「プライベートをおろそかにする時代」の方が異常でしょ!? 日テレ・行列の「ゆとり特集」に若者ウンザリ
5月17日放送のバラエティ番組「行列のできる法律相談所」(日本テレビ系列)で特集された「ゆとり世代」批判がネット上で物議を醸している。
この日のタイトルは「私ゆとり世代に怒っていますSP」。番組ではゆとり世代を、2002年から2011年まで実施された「ゆとり教育」を受けた世代と定義。明治大学の齋藤孝教授が、ゆとり世代の特徴を紹介した。

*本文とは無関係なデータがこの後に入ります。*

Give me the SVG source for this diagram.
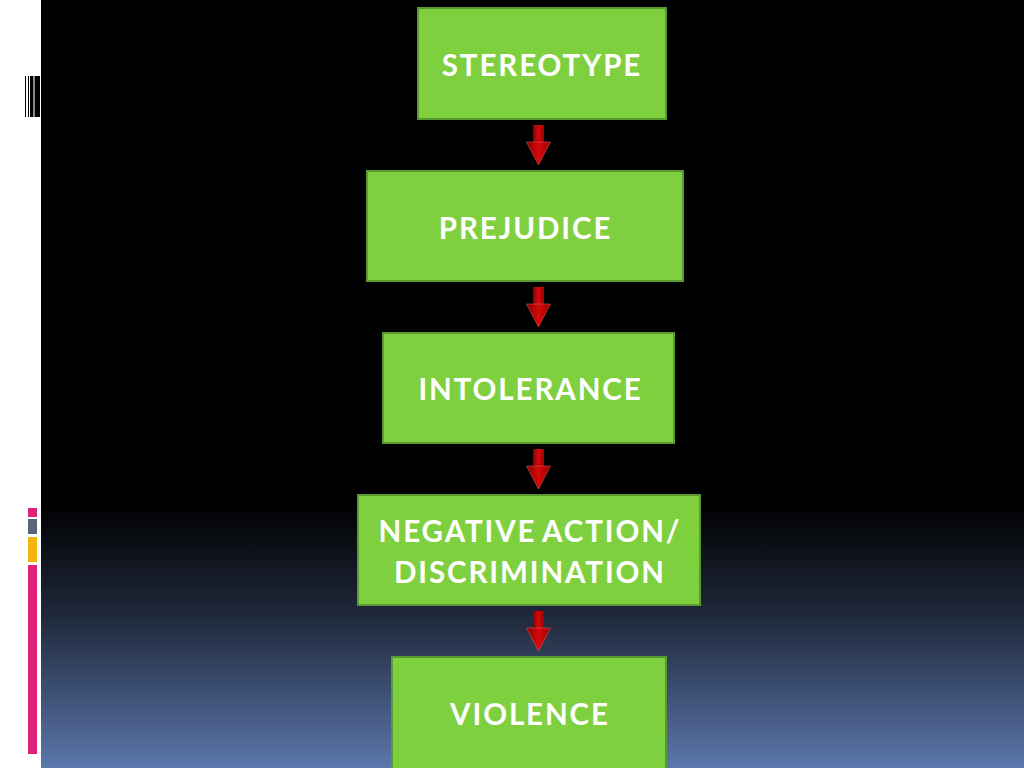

あげられたのは、「怒られるのが嫌、打たれ弱い」「指示通りに動くが、自分から動くのは苦手」「上司との酒はきっぱり断るなど、プライベート優先」という3つのポイントだ。
永作博美さんも「妙な堂々さがあって気味が悪い」
続いてゲストが、ゆとり世代に「許せない」と感じたエピソードを語った。俳優の佐々木蔵之介さん(47)は、男性マネージャーがゆとり世代。一緒に居酒屋に行った際に「冷酒」を注文してくるよう頼んだら、日本酒を水で割ったものを持ってきた。

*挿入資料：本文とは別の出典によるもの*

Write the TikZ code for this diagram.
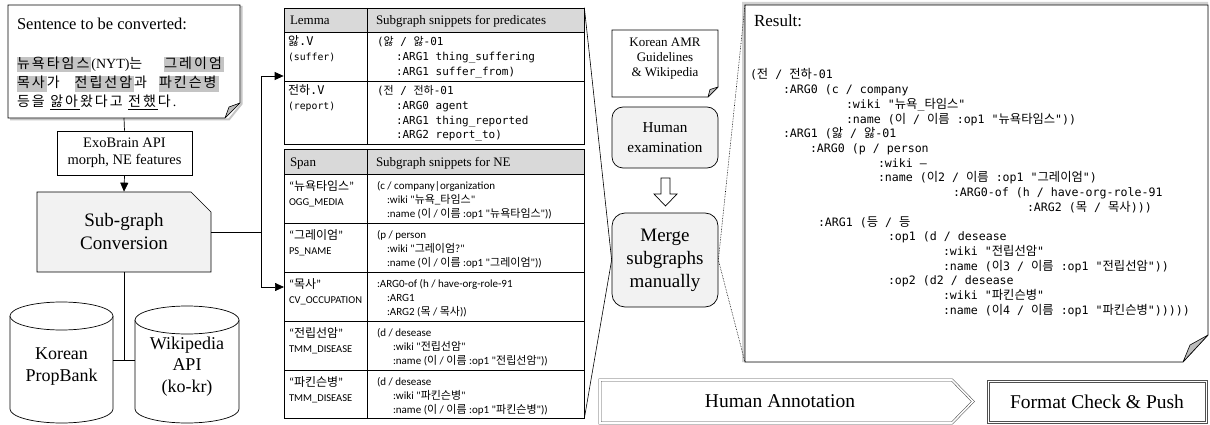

知らないものは間違えても仕方ないが、佐々木さんが驚いたのは、「僕、冷酒なんて飲まないから知りませんよ」とあっけらかんと言われたことだったという。
女優の永作博美さん(44)も、ゆとり世代について「自分から動かない若者は多いです。妙な堂々さがあって、少々気味の悪いことがあります」と感想を述べた。上の世代からすると、注意されても悪びれないところに違和感を抱くようだ。

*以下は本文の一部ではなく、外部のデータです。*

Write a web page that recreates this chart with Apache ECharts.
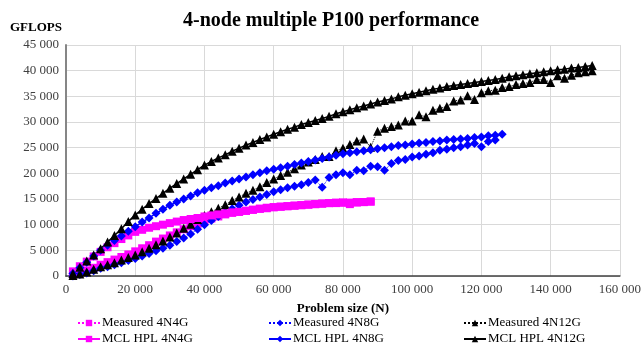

フリーアナウンサーの吉川美代子さん(61)は、アナウンススクールでゆとり世代の生徒を教えたときのことを明かす。本を読むか聞いたところ、誰も読まず「字が多いの途中で諦めちゃって」と言われた。新聞を読む生徒もおらず、閉口したという。
さらに吉川さんは、ネットの情報を頼りにする最近の風潮を批判。口コミで人気の店に並ぶ若者を見ていると、「それ本当に美味しいと思ってるの?」と疑問に感じるのだという。
番組の打ち合わせの際に、吉川さんの略歴に内容に誤りがあったので指摘したら「ウィキペディアに書いてあった」と反論されたという。こうした若者を見ていると、「大変な局面のときに自分で判断できるのか」と感じるのだそうだ。
「全共闘が全国規模だったとかマジ異常」と反発
番組は1時間のほぼ全編を「ゆとり世代批判・嘲笑」に使っていたが、ネットではこれに反発する声が続出した。
「『ゆとり世代』をひと括りに馬鹿と分類すんな」
「一部のゆとりを晒しあげてあたかも全員がそうみたいに見せてるようなないような……そしてそれを叩いて詰め込み世代の自分は凄いみたいな優越感に浸ってる感じ」
齋藤教授があげた特徴も、これまで「怒られるのが好き」「指示通りに動かず自分で動く」「プライベートをおろそかにしていた」とすれば、そちらの方が異常だと批判する人もいる。本や新聞以外に無料で読める媒体が新しく登場すれば、そちらに流れるのも当然だ。
ネットの情報を頼りにして「自分で判断できない」という吉川さんの主張に対しても、「今の若い世代よりも中高年の方がTVとかの話題でむっちゃ流されまくってた印象」と反論が出る。「全共闘が全国規模だったとかマジ異常」というのだ。
女性誌の「アンアン」が創刊されたのも1970年。ファッションなどに与える雑誌の影響はいま以上に大きく、横並びだったはず。今の世代の方が、多様で影響を受けにくい。
ゆとり世代を批判して上の世代が溜飲を下げるような番組が作られるのは、テレビの主要視視聴者層が中高年であるということの証拠、という見方も。「ゆとり叩き番組放送しといて『若者のテレビ離れ』とか渾身のギャグですね」という書き込みも寄せられていた。